Pajak dagang juga sudah ada, sehingga dengan ramainya perdagangan tersebut pendapatan pemerintah juga besar. Hal ini sejalan dengan keterangan Wojowasito (TT:36) sebagai berikut:
Menurut catatan keropak Tionghoa itu besarnya pajak sekitar sepersepuluh dari hasil jual. Sebagai sarana tukar sudah ada uang yang terdiri dari uang daun perak dan uang kuningan. Sayang sekali bahwa keropak tersebut tidak menyebut bentuk serta nilai tukarnya dari kedua mata uang tadi. Karena perdagangan maju maka terciptalah kemakmuran. Terutama bagi para bangsawannya, bahkan waktu itu dinyatakan hanya ada tiga Negara terkaya didunia, satu Kerajaan Kholifah ditanah Arab, kedua Negara di Pulau Jawa (Kediri) dan ketiga Negara Sriwijaya.

Berdasarkan keterangan diatas dapat diambil pengertian bahwa menurut catatan keropak Tionghoa besarnya pajak yang diberlakukan di Kerajaan Kediri pada waktu itu sekitar sepersepuluh dari hasil jual.

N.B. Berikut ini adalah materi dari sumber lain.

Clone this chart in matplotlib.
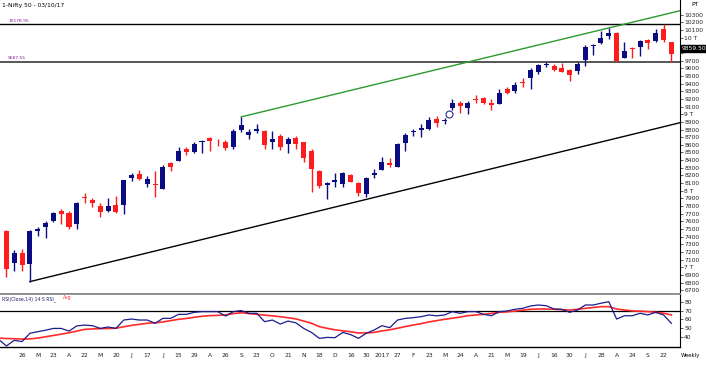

Pertanian amat maju karena selain tanahnya yang memang subur juga disebabkan negara tidak dalam keadaan perang sehingga raja nya dapat mencurahkan perhatiannya kepada pembangunan tanggul-tanggul, sungai dan perbaikan pengairan.


Kerajaan Kediri
            Prabu Airlangga dari Kerajaan Kahuripan membagi negaranya menjadi 2 bagian dengan maksud suci agar terjalin kerukunan antara keturunannya. Garis perbatasan dibuat oleh kekuatan gaib Empu Barada, namun belum sampai kepada generasi cucu dan buyut, baru berselang beberapa tahun setelah raja Airlangga yang nama lengkapnya: Sri Maharaja Rake Halu Sri Lakeswara Darmawangsa Airlangga Ananta Wikramatungga Dewa meninggal dunia, peperanganpun berkobar kedua negara itu yang satu dinamakan Doho atau Kediri, sedangkan yang kedua dinamakan Panjalu atau Jenggala.

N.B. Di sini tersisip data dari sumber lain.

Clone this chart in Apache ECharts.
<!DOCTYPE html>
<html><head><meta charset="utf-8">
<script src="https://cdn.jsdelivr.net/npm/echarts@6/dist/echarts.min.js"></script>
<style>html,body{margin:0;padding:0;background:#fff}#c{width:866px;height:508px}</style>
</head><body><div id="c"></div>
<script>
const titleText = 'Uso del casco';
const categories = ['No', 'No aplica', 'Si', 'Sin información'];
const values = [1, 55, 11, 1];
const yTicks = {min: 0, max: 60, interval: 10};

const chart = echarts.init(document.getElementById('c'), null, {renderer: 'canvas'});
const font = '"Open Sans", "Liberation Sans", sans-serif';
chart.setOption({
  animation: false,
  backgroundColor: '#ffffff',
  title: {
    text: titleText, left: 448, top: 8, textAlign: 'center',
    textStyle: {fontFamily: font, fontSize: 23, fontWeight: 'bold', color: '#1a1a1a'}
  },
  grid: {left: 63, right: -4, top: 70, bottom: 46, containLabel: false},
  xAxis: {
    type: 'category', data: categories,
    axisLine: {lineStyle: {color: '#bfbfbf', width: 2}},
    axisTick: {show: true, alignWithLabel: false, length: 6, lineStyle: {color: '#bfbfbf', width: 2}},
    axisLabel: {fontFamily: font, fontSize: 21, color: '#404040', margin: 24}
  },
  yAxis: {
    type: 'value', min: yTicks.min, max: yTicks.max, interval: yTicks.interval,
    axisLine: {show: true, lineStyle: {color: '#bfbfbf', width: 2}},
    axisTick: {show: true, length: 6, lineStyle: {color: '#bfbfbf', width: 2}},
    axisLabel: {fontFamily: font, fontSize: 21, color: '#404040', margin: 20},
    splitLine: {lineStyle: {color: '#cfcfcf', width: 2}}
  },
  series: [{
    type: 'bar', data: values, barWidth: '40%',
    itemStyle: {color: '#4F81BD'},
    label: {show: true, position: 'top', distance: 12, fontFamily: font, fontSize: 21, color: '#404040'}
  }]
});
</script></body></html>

Setelah Prabu Airlangga meninggal selang beberapa tahun pecahlah perang saudara antara kedua negara tersebut, mereka tidak mempersoalkan batas Kerajaan mereka tetapi yang mereka persoalkan ingin menguasai seluruh bekas Kerajaan Medang Kahuripan, akhirnya peperangan itupun menghasilkan buah bahwa negara yang besar hanya ada satu ialah Kediri.
Kerajaan Kediri, yaitu Kerajaan yang terletak di Jawa Timur yang berada di daerah sekitar Lembah Sungai Brantas dan beribu kota di Daha, Kerajaan Kediri pada waktu itu merupakan Kerajaan yang sangat jaya sekali dalam memimpin bumi Jawa Dwipa ke puncak zaman keemasan.